- Subpoenas reviewed by The Associated Press show the industry compelling some of the largest Internet providers, such as Verizon Communications Inc. and Comcast Cable Communications Inc., and some universities to identify names and mailing addresses for users on their networks known online by nicknames such as “fox3j,””soccerdog33,””clover77” or “indepunk74.”
The Recording Industry Association of America has said it expects to file at least several hundred lawsuits seeking financial damages within the next eight weeks. U.S. copyright laws allow for damages of $750 to $150,000 for each song offered illegally on a person’s computer, but the RIAA has said it would be open to settlement proposals from defendants.
….In some cases, subpoenas cite as few as five songs as “representative recordings” of music files available for downloading from these users. The trade group for the largest music labels, the Washington-based RIAA, previously indicated its lawyers would target Internet users who offer substantial collections of MP3 song files but declined to say how many songs might qualify for a lawsuit.
“We would have to look at historic trends, but that is a very high number,” said Alan Davidson of the Center for Democracy and Technology, a civil liberties group that has argued against the subpoenas. “It doesn’t sound like they’re just going after a few big fish.”
Music fans are fighting back with technology, using new software designed specifically to stymie monitoring of their online activities by the major record labels.
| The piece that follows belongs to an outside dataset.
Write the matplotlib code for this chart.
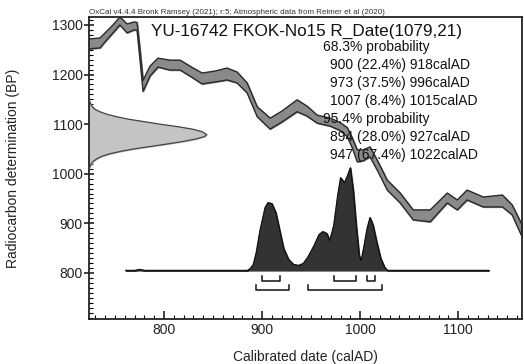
import matplotlib
matplotlib.use("Agg")
import matplotlib.pyplot as plt
from matplotlib.ticker import MultipleLocator

# calibration curve (IntCal20 band): year, BP centre, half width
curve_year = [723.5, 734.7, 739.8, 748, 755, 762.3, 769.4, 772.5, 775.5, 778.6, 785.7,
              793.9, 806, 816.4, 828, 838.8, 852, 864.3, 874.5, 884.7, 895, 908.2,
              920, 935.7, 946, 956.2, 969.4, 979.6, 986.8, 992, 997, 1003, 1010,
              1018, 1027.6, 1040.8, 1054, 1071.4, 1088.8, 1099, 1109, 1125.5, 1145,
              1155, 1165]
curve_bp = [1261.7, 1263.7, 1274.8, 1292, 1308, 1293, 1298, 1297, 1240, 1177, 1207,
            1224, 1219, 1219, 1205, 1192, 1196, 1201, 1194, 1173, 1125, 1101,
            1115, 1137, 1126, 1110, 1104, 1095, 1084, 1062, 1036, 1037, 1044,
            1015, 977, 951, 917, 915, 951, 937, 957, 943, 945,
            927, 885]
curve_err = [10, 10, 9, 8, 8, 9, 8, 8, 10, 11, 10,
             9, 10, 10, 10, 11, 11, 12, 11, 10, 10, 11,
             11, 12, 10, 8, 8, 8, 9, 10, 12, 11, 10,
             10, 10, 10, 10, 12, 10, 10, 10, 10, 12,
             10, 12]

# radiocarbon measurement R_Date(1079,21), profile width in years
rdate_bp = [1010, 1020, 1025, 1030, 1035, 1040, 1045, 1050, 1055, 1060, 1065, 1070,
            1075, 1079, 1085, 1090, 1095, 1100, 1105, 1110, 1115, 1120, 1125,
            1130, 1135, 1140, 1150]
rdate_w = [0, 2.3, 4.4, 7.9, 13, 21, 32, 46, 63, 80, 96, 109,
           118, 120, 115, 105, 90, 72, 56, 40, 28, 18, 11,
           6, 3.4, 1.8, 0]

# calibrated probability (relative heights)
post_year = [761, 770, 775, 780, 885, 888, 891, 894, 898, 903, 906, 910, 914, 918,
             922, 927, 932, 937, 942, 947, 953, 958, 962, 966, 969, 973, 977,
             980, 984, 987, 990, 993, 996, 999, 1001, 1004, 1007, 1010, 1013,
             1017, 1021, 1025, 1028, 1131]
post_prob = [0, 0, 1, 0, 0, 2, 6, 18, 41, 63, 68, 67, 58, 40,
             22, 11, 6, 5, 7, 14, 25, 36, 39, 37, 30, 45, 75,
             93, 88, 95, 103, 80, 45, 15, 10, 25, 42, 53, 46,
             28, 12, 3, 0, 0]

range68 = [(900, 918), (973, 996), (1007, 1015)]
range95 = [(894, 927), (947, 1022)]

title = "YU-16742 FKOK-No15 R_Date(1079,21)"
lines = ["68.3% probability",
         "  900 (22.4%) 918calAD",
         "  973 (37.5%) 996calAD",
         "  1007 (8.4%) 1015calAD",
         "95.4% probability",
         "  894 (28.0%) 927calAD",
         "  947 (67.4%) 1022calAD"]
note = "OxCal v4.4.4 Bronk Ramsey (2021); r:5; Atmospheric data from Reimer et al (2020)"

plt.rcParams['font.family'] = ['Liberation Sans', 'DejaVu Sans']

W, H = 524, 364
fig = plt.figure(figsize=(W / 100, H / 100), dpi=100)
ax = fig.add_axes([89 / W, 1 - 319 / H, (522 - 89) / W, (319 - 17) / H])
ax.set_xlim(723.5, 1165)
ax.set_ylim(707, 1316)

# calibration curve band
lo = [b - e for b, e in zip(curve_bp, curve_err)]
hi = [b + e for b, e in zip(curve_bp, curve_err)]
ax.fill_between(curve_year, lo, hi, color="#8a8a8a", zorder=2)
ax.plot(curve_year, lo, color="#2a2a2a", lw=1.0, zorder=3)
ax.plot(curve_year, hi, color="#2a2a2a", lw=1.0, zorder=3)

# measurement profile on y axis
x0 = 723.5
ax.fill_betweenx(rdate_bp, x0, [x0 + w for w in rdate_w], color="#c4c4c4", zorder=2)
ax.plot([x0 + w for w in rdate_w], rdate_bp, color="#444444", lw=0.9, zorder=3)

# posterior distribution
base = 805
scale = 207 / max(post_prob)
top = [base + p * scale for p in post_prob]
ax.fill_between(post_year, base, top, color="#333333", zorder=4)
ax.plot(post_year, top, color="#111111", lw=0.9, zorder=5)

# range brackets
for (a, b) in range68:
    ax.plot([a, a, b, b], [794.6, 784.5, 784.5, 794.6], color="#111111", lw=1.1)
for (a, b) in range95:
    ax.plot([a, a, b, b], [775.8, 765.8, 765.8, 775.8], color="#111111", lw=1.1)

# ticks
ax.xaxis.set_major_locator(MultipleLocator(100))
ax.xaxis.set_minor_locator(MultipleLocator(10))
ax.yaxis.set_major_locator(MultipleLocator(100))
ax.yaxis.set_minor_locator(MultipleLocator(10))
ax.tick_params(axis="x", which="major", direction="in", length=6, width=1.2,
               labelsize=10, pad=3, colors="#222222")
ax.tick_params(axis="x", which="minor", direction="in", length=3, width=0.8)
ax.tick_params(axis="y", which="major", direction="inout", length=7, width=1.2,
               labelsize=10, pad=1, colors="#222222")
ax.tick_params(axis="y", which="minor", direction="in", length=3, width=0.8)
for s in ax.spines.values():
    s.set_linewidth(1.3)
    s.set_color("#222222")

def px(x, y):
    return x / W, 1 - y / H

fig.text(*px(89, 14.5), note, fontsize=5.8, color="#333333", va="baseline")
fig.text(*px(151, 36), title, fontsize=12.3, color="#111111", va="baseline")
for i, line in enumerate(lines):
    xl = 323 if not line.startswith(" ") else 330
    fig.text(*px(xl, 51.5 + i * 17.9), line.strip(), fontsize=10, color="#111111",
             va="baseline")

fig.text(*px(305, 357), "Calibrated date (calAD)", fontsize=10, color="#222222",
         ha="center", va="center")
fig.text(*px(13, 168), "Radiocarbon determination (BP)", fontsize=10, color="#222222",
         ha="center", va="center", rotation=90)

fig.savefig("out.png", dpi=100)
A new version of “Kazaa Lite,” free software that provides access to the service operated by Sharman Networks Ltd., can prevent anyone from listing all music files on an individual’s machine and purports to block scans from Internet addresses believed to be associated with the RIAA.
….The RIAA’s subpoenas are so prolific that the U.S. District Court in Washington, already suffering staff shortages, has been forced to reassign employees from elsewhere in the clerk’s office to help process paperwork, said Angela Caesar-Mobley, the clerk’s operations manager.
The backlash is already building up with boycott’s being organized and whatnot – the harder the RIAA pushes, the more quickly it is hastening its doom.